I think you are looking for this page a couple of days ago Stan Cedarleaf posted in the forums about it. Here tiz!! The Regal clike on the link below


index


----------



## Nicholas Savatgy (Dec 17, 2008)

http://ittproducts.com/


----------



## blueregal (Jan 3, 2008)

Posted By Nicholas Savatgy on 17 Oct 2009 06:10 PM 
http://ittproducts.com/

Hey dude do you always repeat what I post read above BATMAN!! Peat and Re-peat I guess. Geeeeeeeeeeeeeeeeeeeez!!


----------



## Nicholas Savatgy (Dec 17, 2008)

Posted By blueregal on 17 Oct 2009 06:53 PM 
Posted By Nicholas Savatgy on 17 Oct 2009 06:10 PM 
http://ittproducts.com/

Hey dude do you always repeat what I post read above BATMAN!! Peat and Re-peat I guess. Geeeeeeeeeeeeeeeeeeeez!!


----------



## Nicholas Savatgy (Dec 17, 2008)




----------



## Nicholas Savatgy (Dec 17, 2008)




----------



## sheepdog (Jan 2, 2008)

Here ya go Bill

Saw 

Everything can be found on the net. Downloaded a single saw cut wave file. Messed with it a bit to get multiple cuts and output to only one channel/speaker. Load it into one of those tiny MP3 players and hide the speaker in the mill. Set the player up for 'Repeat' and press play.

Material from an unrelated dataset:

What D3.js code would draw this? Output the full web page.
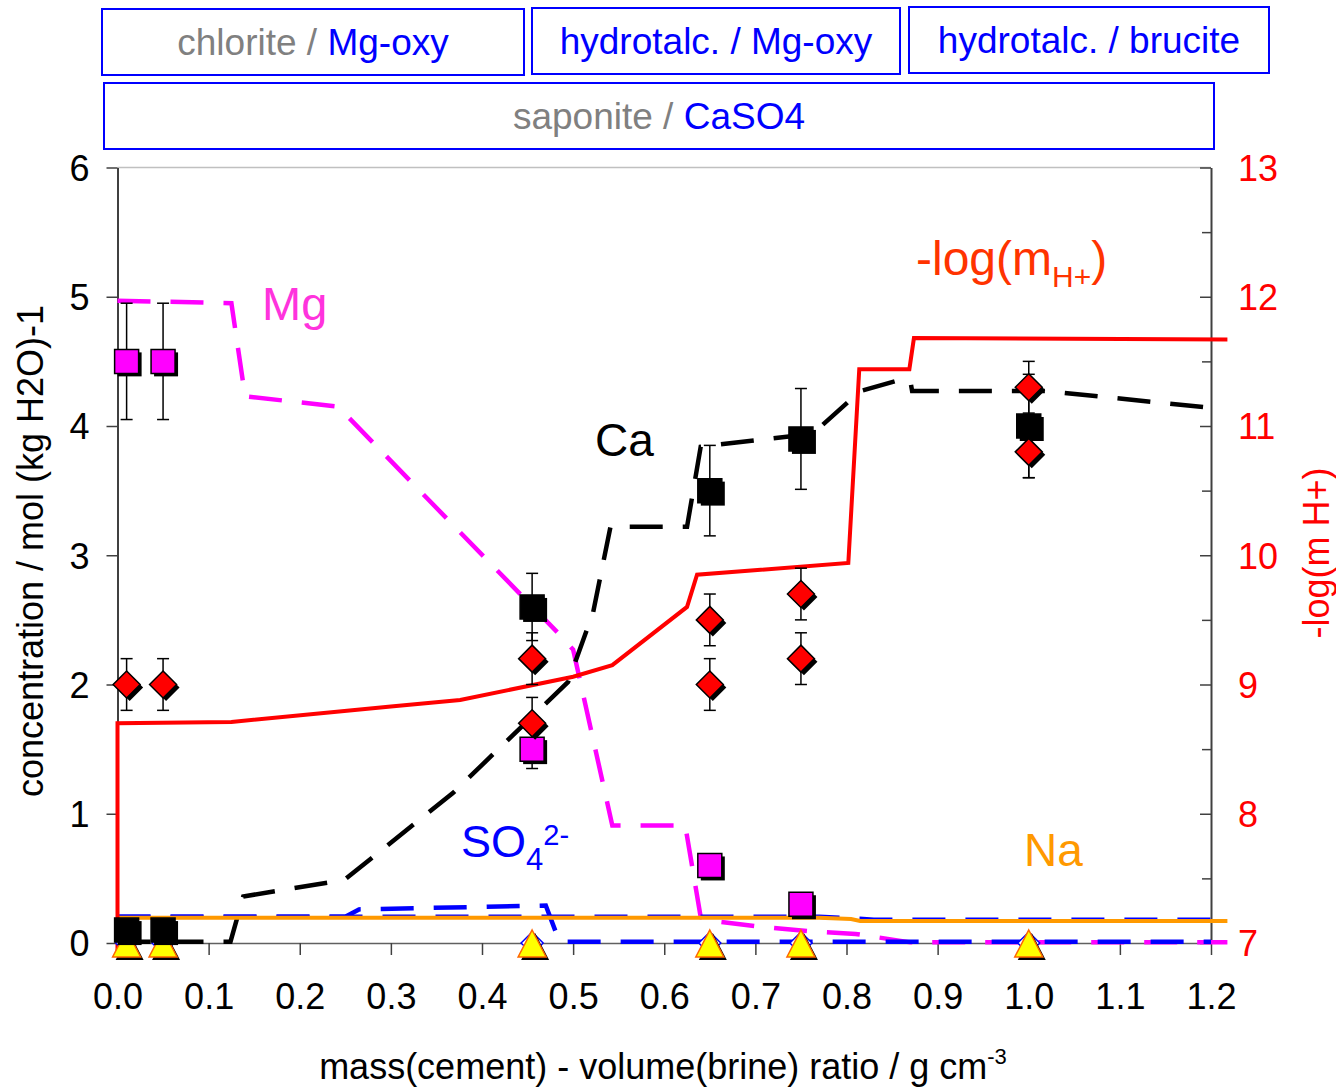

File location: http://1stclass.mylargescale.com/sheepdog/saw2.wav 


Craig


----------



## Cap'nBill (Dec 27, 2008)

Yea, guys, the ITT site was the stuff I was looking for! Thanks. The MP3 player is a neat idea. We generally have 3 trains running on our G layout and it gets a little boring.....need something to liven it up a bit. I'll have to check ebay for the players. I assume one adds one of the external speakers. Bill


----------



## sheepdog (Jan 2, 2008)

Bill - I think you can get a new MP3 player for $20-$25. Radio Crap has a mono amp/speaker for $14. The reason I modified the file for one channel is that I intended to put some other audio on the other channel and put that speaker in a different location... At the time, I was thinking blacksmith shop.

Craig


----------